Risiken für den Ölpreis
Von Dieter Kuckelkorn, Frankfurt
Der Brent-Ölpreis hat sich in der gerade beendeten Handelswoche ausgesprochen positiv entwickelt. Zu Buche steht ein Anstieg um rund 8%, womit es sich um die am stärksten positive Woche seit August handelt. Nach wie vor aber ist mit einem Brent-Ölpreis von 75,13 Dollar je Barrel viel Raum nach oben, Ende Oktober war kurzzeitig ein Niveau von 86 Dollar erreicht worden. Nach Einschätzung der Rohstoffanalysten der Commerzbank wird nun aber die Luft für weitere Anstiege dünner. Sie mahnen, die Risiken hinsichtlich der Verbreitung der Omikron-Variante des Coronavirus dürften nicht vollständig ausgepreist werden.
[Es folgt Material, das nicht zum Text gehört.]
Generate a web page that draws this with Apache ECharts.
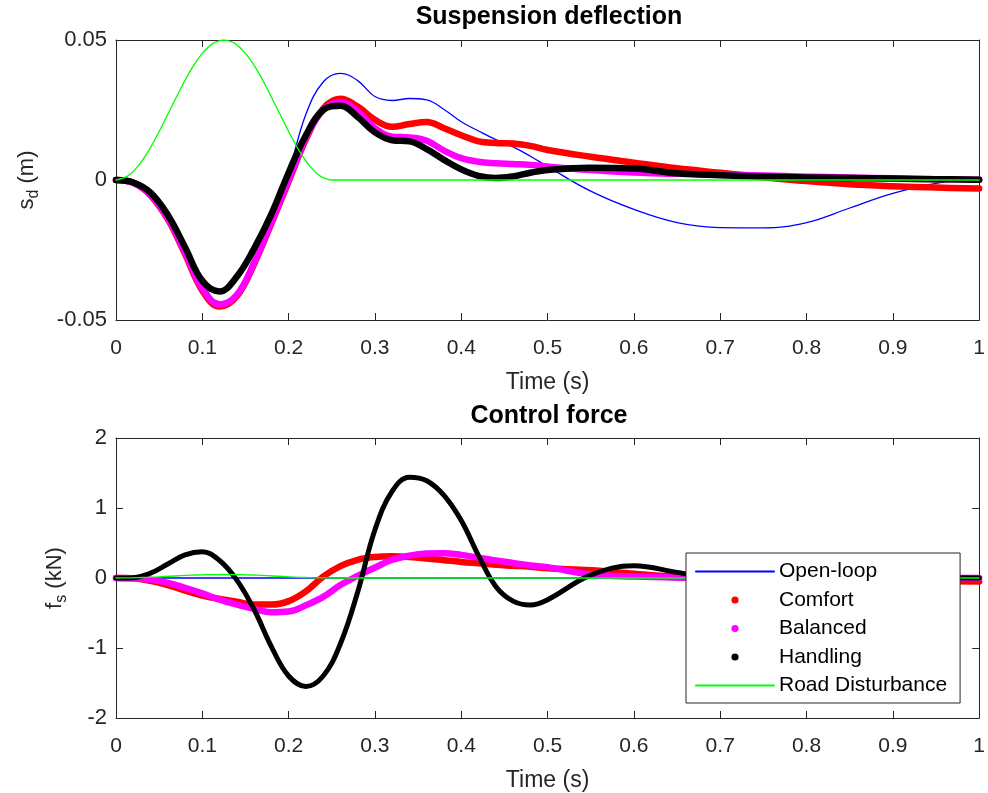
<!DOCTYPE html>
<html>
<head>
<meta charset="utf-8">
<script src="https://cdn.jsdelivr.net/npm/echarts@6/dist/echarts.min.js"></script>
<style>
  html, body { margin: 0; padding: 0; background: #fff; }
  #main { width: 988px; height: 793px; }
</style>
</head>
<body>
<div id="main"></div>
<script>
const chart = echarts.init(document.getElementById('main'))

// time samples (s)
const tGrid = [0, 0.02, 0.04, 0.06, 0.08, 0.10, 0.12, 0.14, 0.16, 0.18, 0.20, 0.22, 0.24, 0.26, 0.28, 0.30,
  0.32, 0.34, 0.36, 0.38, 0.40, 0.42, 0.44, 0.46, 0.48, 0.50, 0.55, 0.60, 0.65, 0.70, 0.75, 0.80, 0.85, 0.90, 0.95, 1.00]
const tRoad = [0, 0.0125, 0.025, 0.0375, 0.05, 0.0625, 0.075, 0.0875, 0.1, 0.1125, 0.125, 0.1375, 0.15,
  0.1625, 0.175, 0.1875, 0.2, 0.2125, 0.225, 0.2375, 0.25, 1.0]
const roadDist = [0, 0.0012, 0.0048, 0.0103, 0.0173, 0.025, 0.0327, 0.0397, 0.0452, 0.0488, 0.05, 0.0488,
  0.0452, 0.0397, 0.0327, 0.025, 0.0173, 0.0103, 0.0048, 0.0012, 0, 0]

// suspension deflection (m)
const sdOpen = [0, -0.0008, -0.0045, -0.0125, -0.0245, -0.0365, -0.0435, -0.0405, -0.0275, -0.0120, 0.0030, 0.0235,
  0.0350, 0.0381, 0.0355, 0.0298, 0.0284, 0.0291, 0.0286, 0.0252, 0.0208, 0.0175, 0.0144, 0.0118, 0.0085, 0.0048,
  -0.0040, -0.0105, -0.0152, -0.0170, -0.0171, -0.0152, -0.0100, -0.0048, -0.0012, 0.0003]
const sdComfort = [0, -0.0010, -0.0055, -0.0140, -0.0265, -0.0395, -0.0452, -0.0415, -0.0300, -0.0155, -0.0005, 0.0145,
  0.0255, 0.0290, 0.0262, 0.0215, 0.0190, 0.0200, 0.0207, 0.0185, 0.0160, 0.0138, 0.0132, 0.0130, 0.0122, 0.0107,
  0.0083, 0.0062, 0.0042, 0.0026, 0.0010, -0.0004, -0.0015, -0.0022, -0.0027, -0.0030]
const sdBalanced = [0, -0.0010, -0.0053, -0.0137, -0.0260, -0.0388, -0.0445, -0.0410, -0.0295, -0.0150, 0.0000, 0.0150,
  0.0250, 0.0278, 0.0245, 0.0185, 0.0155, 0.0152, 0.0140, 0.0105, 0.0078, 0.0065, 0.0060, 0.0057, 0.0054, 0.0048,
  0.0036, 0.0027, 0.0022, 0.0019, 0.0016, 0.0012, 0.0009, 0.0006, 0.0003, 0.0001]
const sdHandling = [0, -0.0009, -0.0045, -0.0125, -0.0240, -0.0360, -0.0398, -0.0345, -0.0245, -0.0122, 0.0026, 0.0160,
  0.0250, 0.0265, 0.0225, 0.0170, 0.0142, 0.0138, 0.0110, 0.0072, 0.0038, 0.0015, 0.0007, 0.0013, 0.0026, 0.0036,
  0.0044, 0.0041, 0.0024, 0.0017, 0.0012, 0.0009, 0.0007, 0.0005, 0.0003, 0.0001]

// control force (kN)
const fsOpen = [0, 0, 0, 0, 0, 0, 0, 0, 0, 0, 0, 0, 0, 0, 0, 0, 0, 0, 0, 0, 0, 0, 0, 0, 0, 0, 0, 0, 0, 0, 0, 0, 0, 0, 0, 0]
const fsComfort = [0, -0.005, -0.04, -0.10, -0.18, -0.25, -0.30, -0.34, -0.38, -0.38, -0.33, -0.19, 0.02, 0.17, 0.26, 0.30,
  0.31, 0.30, 0.28, 0.255, 0.23, 0.21, 0.19, 0.175, 0.16, 0.14, 0.11, 0.06, 0.015, -0.01, -0.02, -0.03, -0.035, -0.04, -0.045, -0.05]
const fsBalanced = [0, -0.003, -0.025, -0.07, -0.14, -0.22, -0.31, -0.38, -0.44, -0.49, -0.48, -0.39, -0.27, -0.10, 0.03, 0.15,
  0.26, 0.32, 0.35, 0.355, 0.33, 0.29, 0.25, 0.215, 0.18, 0.155, 0.05, 0.02, 0.005, 0, 0, 0, 0, 0, 0, 0]
const fsHandling = [0, 0.005, 0.07, 0.20, 0.33, 0.375, 0.25, -0.03, -0.45, -0.98, -1.40, -1.55, -1.40, -0.94, -0.20, 0.69,
  1.24, 1.44, 1.39, 1.18, 0.82, 0.32, -0.12, -0.33, -0.385, -0.31, 0.04, 0.175, 0.08, -0.02, -0.05, -0.03, 0, 0.01, 0.005, 0]

const names = ['Open-loop', 'Comfort', 'Balanced', 'Handling', 'Road Disturbance']
const colors = ['#0000ff', '#ff0000', '#ff00ff', '#000000', '#00ff00']

const FONT = 'Liberation Sans, Arial, Helvetica, sans-serif'
const INK = '#262626'

const pts = (ts, ys) => ts.map((t, i) => [t, ys[i]])

function xAx(grid, top) {
  return {
    type: 'value', gridIndex: grid, position: top ? 'top' : 'bottom',
    min: 0, max: 1, interval: 0.1,
    name: top ? '' : 'Time (s)', nameLocation: 'middle', nameGap: 51,
    nameTextStyle: { color: INK, fontSize: 23, fontFamily: FONT },
    axisLine: { show: true, onZero: false, lineStyle: { color: INK, width: 1 } },
    axisTick: { show: true, inside: true, length: 7, lineStyle: { color: INK } },
    axisLabel: { show: !top, color: INK, fontSize: 21, fontFamily: FONT, margin: 18 },
    splitLine: { show: false }
  }
}

function yAx(grid, right, min, max, step, name, gap) {
  return {
    type: 'value', gridIndex: grid, position: right ? 'right' : 'left',
    min: min, max: max, interval: step,
    name: right ? '' : name, nameLocation: 'middle', nameGap: gap, nameRotate: 90,
    nameTextStyle: {
      color: INK, fontFamily: FONT,
      rich: {
        m: { fontSize: 22, lineHeight: 30, color: INK, fontFamily: FONT },
        s: { fontSize: 16, lineHeight: 18, verticalAlign: 'bottom', color: INK, fontFamily: FONT }
      }
    },
    axisLine: { show: true, onZero: false, lineStyle: { color: INK, width: 1 } },
    axisTick: { show: true, inside: true, length: 7, lineStyle: { color: INK } },
    axisLabel: { show: !right, color: INK, fontSize: 22, fontFamily: FONT, margin: 9 },
    splitLine: { show: false }
  }
}

function line(i, data, xi, yi) {
  const dots = i >= 1 && i <= 3
  return {
    name: names[i],
    type: 'line',
    xAxisIndex: xi, yAxisIndex: yi,
    data: data,
    smooth: 0.4,
    symbol: dots ? 'circle' : 'none',
    showSymbol: false,
    color: colors[i],
    lineStyle: { color: colors[i], width: dots ? (i === 3 && xi === 2 ? 5 : 6.5) : 1.3, cap: 'round', join: 'round' },
    animation: false,
    silent: true
  }
}

const series = []
const topSets = [sdOpen, sdComfort, sdBalanced, sdHandling]
const botSets = [fsOpen, fsComfort, fsBalanced, fsHandling]
topSets.forEach((ys, i) => series.push(line(i, pts(tGrid, ys), 0, 0)))
series.push(line(4, pts(tRoad, roadDist), 0, 0))
botSets.forEach((ys, i) => series.push(line(i, pts(tGrid, ys), 2, 2)))
series.push(line(4, pts(tRoad, roadDist), 2, 2))
series.forEach((s) => { if (s.name === 'Road Disturbance') s.smooth = 0.2 })

const option = {
  backgroundColor: '#fff',
  animation: false,
  title: [
    { text: 'Suspension deflection', left: 549, top: 5, textAlign: 'center', padding: 0,
      textStyle: { color: '#000', fontSize: 25, fontWeight: 'bold', fontFamily: FONT } },
    { text: 'Control force', left: 549, top: 404, textAlign: 'center', padding: 0,
      textStyle: { color: '#000', fontSize: 25, fontWeight: 'bold', fontFamily: FONT } }
  ],
  grid: [
    { left: 116, top: 40, width: 867, height: 280 },
    { left: 116, top: 438, width: 867, height: 280 }
  ],
  xAxis: [xAx(0, false), xAx(0, true), xAx(1, false), xAx(1, true)],
  yAxis: [
    yAx(0, false, -0.05, 0.05, 0.05, '{m|s}{s|d}{m| (m)}', 74),
    yAx(0, true, -0.05, 0.05, 0.05, '', 0),
    yAx(1, false, -2, 2, 1, '{m|f}{s|s}{m| (kN)}', 46),
    yAx(1, true, -2, 2, 1, '', 0)
  ],
  legend: {
    orient: 'vertical',
    left: 686, top: 553,
    padding: [8, 13, 7, 9],
    backgroundColor: '#fff',
    borderColor: INK, borderWidth: 1, borderRadius: 0,
    itemWidth: 78, itemHeight: 9, itemGap: 7.5,
    selectedMode: false,
    textStyle: { color: '#000', fontSize: 21, fontFamily: FONT },
    data: [
      { name: 'Open-loop', itemStyle: { opacity: 0 } },
      { name: 'Comfort', lineStyle: { opacity: 0 } },
      { name: 'Balanced', lineStyle: { opacity: 0 } },
      { name: 'Handling', lineStyle: { opacity: 0 } },
      { name: 'Road Disturbance', itemStyle: { opacity: 0 } }
    ]
  },
  series: series
}
chart.setOption(option)
</script>
</body>
</html>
Angesichts steigender neuer Infektionszahlen und der schnelleren Übertragbarkeit der neuen Virusvariante beschlössen mehr und mehr Länder neue Beschränkungen, die nicht vollkommen spurlos an der Ölnachfrage vorübergingen, auch wenn flächendeckende Lockdowns wie im Frühjahr 2020 nicht mehr zu erwarten seien. „Der Ölmarkt hat daher zu Recht das Worst-Case-Szenario wieder ausgepreist, tut aber gut daran, ein gewisses Restrisiko für die Ölnachfrage beizubehalten“, erläutert Carsten Fritsch von der Commerzbank.
Er weist darauf hin, dass sich auch ohne Omikron-Einfluss für das erste Quartal 2022 ein beträchtliches Überangebot abzeichne, da sich die Nachfrage saisonal abschwäche und gleichzeitig das Ölangebot dank der Ausweitung der Ölproduktion durch die Opec plus und der Freigabe von strategischen Ölreserven in den USA und anderen großen Verbraucherländern spürbar steige.
Hohe Volatilität
Die Analysten der DZBank sehen eher Abwärtspotenzial beim Ölpreis. Sie sind der Auffassung, dass der Brent-Ölpreis in zwölf Monaten auf 68 Dollar je Barrel gedrückt werden könnte. Sie weisen darauf hin, dass die Volatilität am Rohölmarkt derzeit sehr hoch sei. Allerdings sollten Anleger nicht in Panik verfallen, raten sie. Obwohl eine Nachfragedelle zu erwarten sei, werde diese keinesfalls vergleichbar sein mit derjenigen vom Frühjahr 2020. Zudem dürfe nicht vergessen werden, dass der Effekt der Nachfrageschwäche am Rohölmarkt durch ein Aussetzen der geplanten Produktionserhöhungen oder eine Drosselung der Förderung abgemildert werden könne. Die Opec plus habe jedenfalls jederzeit die Möglichkeiten dazu. Im weiteren Jahresverlauf 2022 werde sich die Nachfrage wieder stabilisieren, allerdings stünden dem die weiterhin hohen Opec-Reservekapazitäten als Puffer gegenüber.
Rückkehr des Iran
Im zweiten Halbjahr 2022 werde dann langsam wieder klarer, dass das Angebotswachstum für das Gesamtjahr auch dank der US-Frackingindustrie, einer steigenden Produktion der Opec plus und einer möglichen Rückkehr des iranischen Öls an den Weltmarkt höher ausfällt als die Nachfragesteigerung.